Doing HTML validation with this library
Brought to you by:
derrickoswald
I'm looking at your samples/unit tests, to figure out if HTMLParser can be used to validate if a body of text contains valid html. Is that a use case that you support?
I was looking at some of your unit tests that does this, and it seems to be doing this by counting expected nodes. Like
package org.htmlparser.tests.parserHelperTests;
class StringParserTests
public void testTextBug1() throws ParserException {
createParser("<HTML><HEAD><TITLE>Google</TITLE>");
parser.setNodeFactory (new PrototypicalNodeFactory (true));
parseAndAssertNodeCount(5);
// The fourth node should be a Text- with the text - Google
assertTrue("Fourth node should be a Text",node[3] instanceof Text);
Text stringNode = (Text)node[3];
assertEquals("Text of the Text","Google",stringNode.getText());
}
What I'm looking for, is code samples, or to see if your library can tell if html is valid or not.

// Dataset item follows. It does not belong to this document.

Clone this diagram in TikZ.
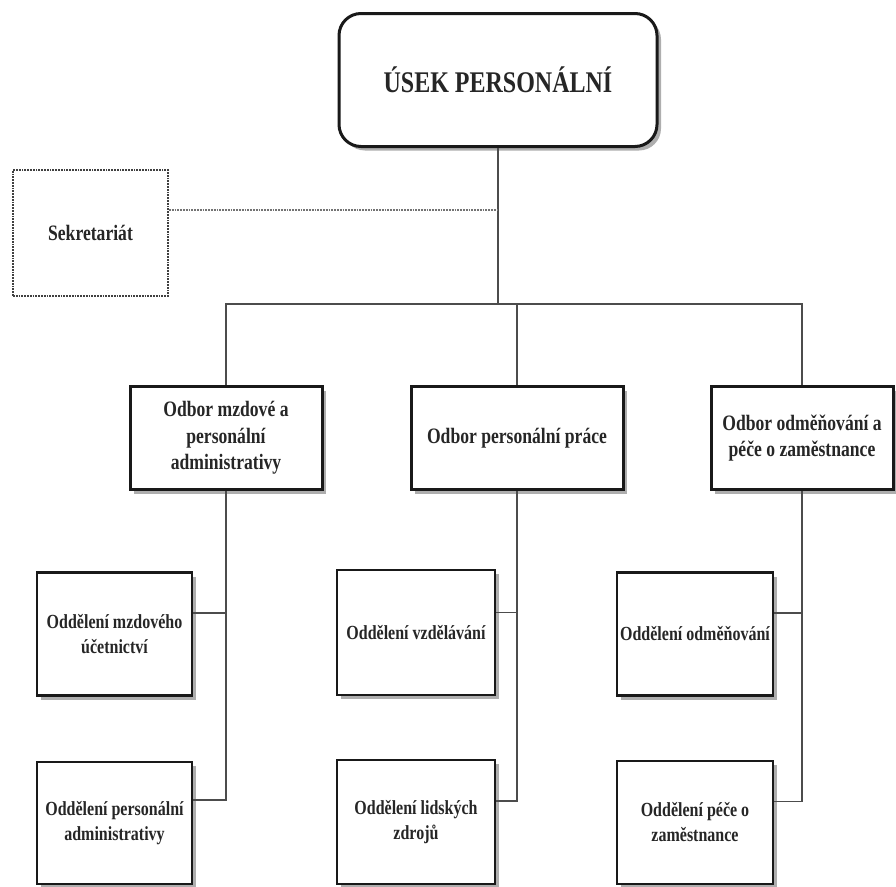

// Most html would reject this
String html = "<title>We are blah</title>"
+ "Click Here "
+ ""
+ "";
A simple yea/nay (is this valid), or to maybe showcase the list of exceptions/warnings from the parsing.

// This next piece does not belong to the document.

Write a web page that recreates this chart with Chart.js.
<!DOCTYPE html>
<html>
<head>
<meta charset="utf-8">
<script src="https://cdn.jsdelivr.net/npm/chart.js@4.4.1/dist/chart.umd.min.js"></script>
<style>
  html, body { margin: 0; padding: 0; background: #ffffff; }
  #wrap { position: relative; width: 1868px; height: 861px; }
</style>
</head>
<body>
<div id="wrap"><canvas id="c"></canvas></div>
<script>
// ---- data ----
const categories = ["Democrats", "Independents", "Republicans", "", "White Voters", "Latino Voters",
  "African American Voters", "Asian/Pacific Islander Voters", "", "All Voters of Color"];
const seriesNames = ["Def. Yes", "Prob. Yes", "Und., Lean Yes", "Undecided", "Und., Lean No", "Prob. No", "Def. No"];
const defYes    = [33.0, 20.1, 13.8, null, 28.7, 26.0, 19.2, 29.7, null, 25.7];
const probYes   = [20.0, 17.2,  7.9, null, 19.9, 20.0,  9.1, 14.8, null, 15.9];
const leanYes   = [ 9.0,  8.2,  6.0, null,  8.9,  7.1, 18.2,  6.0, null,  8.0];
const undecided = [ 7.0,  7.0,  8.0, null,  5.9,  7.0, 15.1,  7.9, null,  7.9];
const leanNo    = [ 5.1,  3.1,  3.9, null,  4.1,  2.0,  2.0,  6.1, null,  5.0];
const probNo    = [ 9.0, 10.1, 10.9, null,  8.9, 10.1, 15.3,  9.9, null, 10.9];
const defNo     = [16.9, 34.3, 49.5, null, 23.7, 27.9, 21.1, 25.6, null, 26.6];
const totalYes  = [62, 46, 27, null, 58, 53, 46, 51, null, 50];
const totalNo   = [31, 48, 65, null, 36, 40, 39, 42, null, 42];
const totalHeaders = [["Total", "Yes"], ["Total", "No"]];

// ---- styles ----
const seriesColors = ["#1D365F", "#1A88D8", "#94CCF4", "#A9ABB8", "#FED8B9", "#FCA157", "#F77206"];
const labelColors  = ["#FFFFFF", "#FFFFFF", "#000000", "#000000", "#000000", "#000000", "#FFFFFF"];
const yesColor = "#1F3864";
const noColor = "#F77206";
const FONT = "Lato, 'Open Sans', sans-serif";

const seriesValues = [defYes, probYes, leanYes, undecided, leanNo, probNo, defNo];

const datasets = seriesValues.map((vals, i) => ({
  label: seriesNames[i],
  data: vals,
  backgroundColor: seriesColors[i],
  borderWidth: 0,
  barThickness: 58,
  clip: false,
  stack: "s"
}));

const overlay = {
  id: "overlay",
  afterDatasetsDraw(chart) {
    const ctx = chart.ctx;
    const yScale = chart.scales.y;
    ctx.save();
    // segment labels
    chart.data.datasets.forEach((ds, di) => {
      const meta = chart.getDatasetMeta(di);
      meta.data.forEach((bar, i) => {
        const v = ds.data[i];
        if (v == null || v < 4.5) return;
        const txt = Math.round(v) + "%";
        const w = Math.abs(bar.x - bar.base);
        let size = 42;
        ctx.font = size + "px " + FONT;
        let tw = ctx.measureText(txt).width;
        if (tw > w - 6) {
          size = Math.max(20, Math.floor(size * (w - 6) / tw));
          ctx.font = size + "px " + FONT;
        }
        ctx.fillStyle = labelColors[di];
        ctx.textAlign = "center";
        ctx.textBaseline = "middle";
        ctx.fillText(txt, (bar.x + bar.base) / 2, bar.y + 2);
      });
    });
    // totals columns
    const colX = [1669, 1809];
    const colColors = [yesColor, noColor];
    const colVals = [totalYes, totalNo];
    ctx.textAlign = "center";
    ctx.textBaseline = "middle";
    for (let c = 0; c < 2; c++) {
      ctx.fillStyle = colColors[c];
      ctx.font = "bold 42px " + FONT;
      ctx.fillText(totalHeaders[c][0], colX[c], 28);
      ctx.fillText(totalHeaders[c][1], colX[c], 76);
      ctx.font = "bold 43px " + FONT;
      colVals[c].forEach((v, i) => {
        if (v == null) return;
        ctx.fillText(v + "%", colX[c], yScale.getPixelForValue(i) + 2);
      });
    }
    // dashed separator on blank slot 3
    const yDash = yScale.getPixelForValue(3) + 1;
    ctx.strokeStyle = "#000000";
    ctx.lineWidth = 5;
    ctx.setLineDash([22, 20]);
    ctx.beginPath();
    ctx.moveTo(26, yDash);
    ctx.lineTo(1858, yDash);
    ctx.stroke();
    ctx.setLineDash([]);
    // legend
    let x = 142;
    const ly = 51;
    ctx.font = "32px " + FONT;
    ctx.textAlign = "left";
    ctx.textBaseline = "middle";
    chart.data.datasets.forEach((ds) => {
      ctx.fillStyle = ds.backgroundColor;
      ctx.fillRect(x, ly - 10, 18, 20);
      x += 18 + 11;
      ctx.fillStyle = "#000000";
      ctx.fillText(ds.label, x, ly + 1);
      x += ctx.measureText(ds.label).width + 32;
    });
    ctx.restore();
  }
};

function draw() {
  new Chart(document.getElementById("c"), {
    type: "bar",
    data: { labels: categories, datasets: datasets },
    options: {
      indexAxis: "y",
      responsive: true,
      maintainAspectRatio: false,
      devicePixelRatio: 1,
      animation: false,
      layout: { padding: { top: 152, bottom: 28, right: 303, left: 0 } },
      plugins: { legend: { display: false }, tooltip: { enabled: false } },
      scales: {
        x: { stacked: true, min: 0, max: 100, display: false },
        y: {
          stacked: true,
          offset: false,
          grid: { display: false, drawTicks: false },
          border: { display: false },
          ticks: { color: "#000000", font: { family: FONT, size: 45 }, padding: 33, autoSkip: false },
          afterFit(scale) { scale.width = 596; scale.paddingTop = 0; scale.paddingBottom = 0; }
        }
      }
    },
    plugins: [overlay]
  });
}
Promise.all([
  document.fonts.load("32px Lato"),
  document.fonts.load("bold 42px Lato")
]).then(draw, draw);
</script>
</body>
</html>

I tried doing this, and it didn't detect the errors. Am I doing this wrong? Does the library already support this and I'm missing a sample on how to do this somehow?
btpang
--------
private MyFeedBack parserFeedback = new MyFeedBack();
private List<ParserException> exceptions = new ArrayList<>();
public void parseHtml(String html, String template) throws Exception {
try {
Lexer lexer = new Lexer(html);
Parser parser = new Parser(lexer, parserFeedback);
parser.setEncoding("UTF-8");
parser.parse(null);
} catch(ParserException e) {
exceptions.add(e) ;
}
}
@Getter
class MyFeedBack implements ParserFeedback {
private final List<String> warnings = new ArrayList<>();
private final List<String> errors = new ArrayList<>();
private final List<String> infos = new ArrayList<>();
@Override
public void info(String message) {
infos.add(message);
}
@Override
public void warning(String message) {
warnings.add(message);
}
@Override
public void error(String message, ParserException e) {
errors.add(message);
}
I don't think it would be suitable for your use-case.
The intent was to actually accept everything that could plausibly be understood, and output no warnings or errors if that was the case.
You do realize that the code hasn't been updated in 18 years, right?
So it's behind the evolution of HTML by at least that.
You should probably look elsewhere for a solution to your problem.